21_21 DESIGN SIGHTの「フランク・ゲーリー展」(2015-16)をはじめ、東京国立近代美術館の「日本の家 1945年以降の建築と暮らし」(2017)、国立新美術館の「安藤忠雄展―挑戦―」(2017)、そして東京ステーションギャラリーで開催中の「くまのもの 隈研吾とささやく物質、かたる物質」展(5月6日まで)など、建築をテーマにした展覧会が目立つ昨今。
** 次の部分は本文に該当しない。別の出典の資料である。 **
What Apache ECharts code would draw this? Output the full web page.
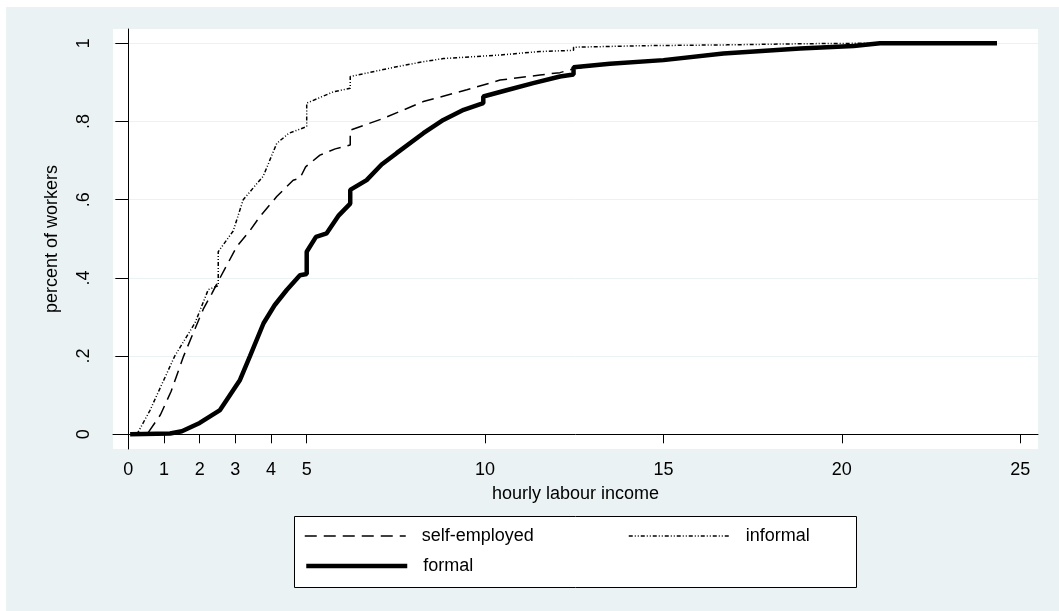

森美術館では、日本の建築全体をテーマにした展覧会が始まった。
その名も「建築の日本展:その遺伝子のもたらすもの」と題された本展は、「可能性としての木造」「超越する美学」「安らかなる屋根」「建築としての工芸」「連なる空間」「開かれた折衷」「集まって生きるかたち」「発見された日本」「共生する自然」の9つのコンセプト(章)で構成。
日本の古代、古典建築の特徴を分析し、その「遺伝子」がいかに国際的に広がっていったのかを、100のプロジェクト、400の展示物を通して概観するものとなっている。
森美術館館長・南條史生は、本展を「満を持してつくった展覧会」だと話す。「タイトル通り、建築が日本を代表するという意味を込めています。海外でも多くの建築家が活躍する理由はなんなのか? 日本の建築の特徴は何で、どのように広がっているのかという問いから本展は始まりました」。
会場に入ると、迎えてくれるのは檜の香り。ミラノ国際博覧会2015日本館のためにつくられた北河原温の《木組インフィニティ》だ。国土の7割が森林に覆われた日本において、古来より日本を代表する建築素材である木。「可能性としての木造」では、古代神話の舞台である出雲大社本殿から、江戸時代の会津さざえ堂などの木造建築がズラリと並ぶが、磯崎新が東大寺南大門から構造を参照した「空中都市 渋谷計画」の200分の1模型など、木造の文脈に沿った建築(プロジェクト)もここでは紹介されている。展覧会の冒頭から、ボリュームある模型群で見せ場をつくっている印象だ。
もちろん、見どころはほかにも多数ある。もっとも注目すべきなのは、国宝《待庵》の原寸大再現だ。
《待庵》は、千利休が1581年頃に大山崎在住中に建てたといわれる小間の茶室。この茶室が東京の街を見下ろす展示室に再現された。本展共同企画者で、森美術館美術館建築・デザインプログラムマネージャーの前田尚武は「美術館の使命として、単純に体験できるための空間ではなく、ものつくり大学との共同研究として制作しました」と説明。総勢50名が関わったという本作は、釘の1本まですべてが手づくり。《待庵》の特徴でもある二畳の茶席やにじり口など、細部にわたって再現されている。
このほか、ハイライトとなるのは現存しない丹下健三の自邸を3分の1スケールで再現した巨大模型。単なる模型ではなく、「小さな建築」として制作されたという本作は、遺族へのヒアリングをもとに図面を制作。小田原の宮大工たちの手によって、本物の建築同様の手法でつくられている。内部空間をのぞいてじっくり鑑賞したい作品だ。
また、齋藤精一+ライゾマティクス・アーキテクチャーは、様々なサイズのモジュールを体験型インスタレーション《パワー・オブ・スケール》として表現。最新技術のレーザーファイバーと映像によって、電話ボックスから茶室や中銀カプセルタワーまで、古今の日本建築における空間概念を、実物大のスケールで投影する。
なお、本展ではブックラウンジを展示室内に併設。丹下健三が手がけた香川県庁舎のマガジンラック付きベンチをはじめ、長大作による五色台少年自然センターの椅子など、ふだん東京では見ることができないモダニズムの名作家具を体験することができる。
古今の日本建築を、建築の文脈(コンテキスト)によってキュレーションした本展。会場デザインにも工夫が見られ、各展示室の上部(3メートル以上)には建築の専門知識がなくとも楽しめる概要を、中部(1〜3メートル)には展示の核となる資料を、そして下部(1メートル以下)にはキャプション等の細かな情報が示されており、鑑賞者はそれぞれの興味・関心に合わせた様々な見方ができる。
まるで日本建築の教科書のような本展。日本の建築とはなんなのかをあらためて考えながら、会場を巡りたい。
※8月20日追記
森美術館は8月17日に同展の入場者数が40万人を突破したことを発表した(六本木ヒルズ展望台 東京シティビューとの共通チケット)。